Analysis and optimization of water-based printing ink formulations for polyethylene films

Abstract

Water-based ink formulations containing wax, surfactant, and defoamer additives were prepared and printed on polyethylene film substrates. Standard test methods for adhesion, rub resistance, and gloss were done on the printed polyethylene films. Quantitative methods for the assessment and evaluation of the three print properties were developed. Image analyses were done to quantify adhesion and rub resistance. Quantitative measurement was done to quantify gloss. Data were analyzed using mixture design modelling and optimization. Modelling results show that adhesion and gloss are described by special cubic model equations, while rub resistance is described by a linear model equation. Contour plots and 3D surface graphs were generated showing the response surfaces of the print properties. The effects of varying the mass fractions of wax, surfactant, and defoamer on adhesion, rub resistance, and gloss were determined.
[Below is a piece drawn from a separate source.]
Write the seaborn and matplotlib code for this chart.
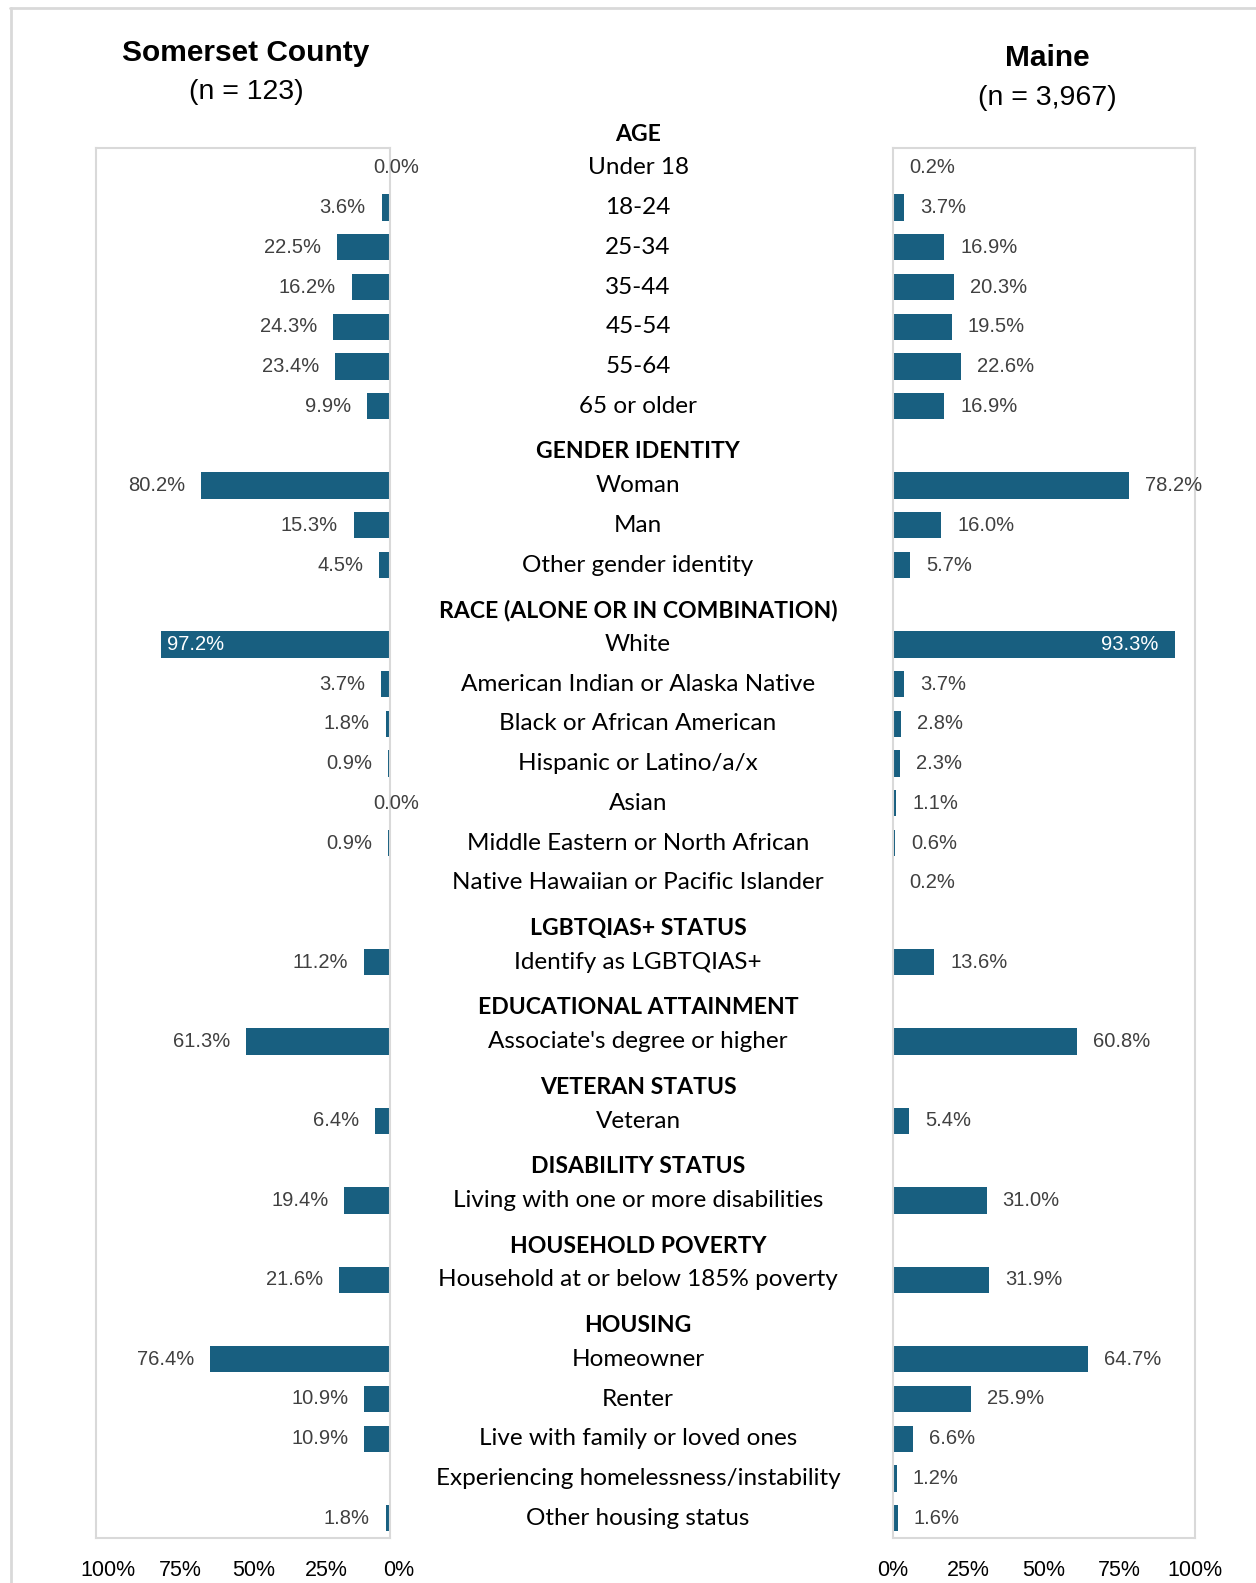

It was found that increasing wax increases rub resistance, while increasing surfactant increases gloss, and increasing defoamer increases adhesion. There is dependency found between the mass fraction of wax, surfactant and defoamer with respect to the rub resistance, adhesion and gloss. Multi-objective optimization revealed that optimum adhesion, rub resistance, and gloss is obtained by a formulation containing equal mass fractions of wax and surfactant but no defoamer.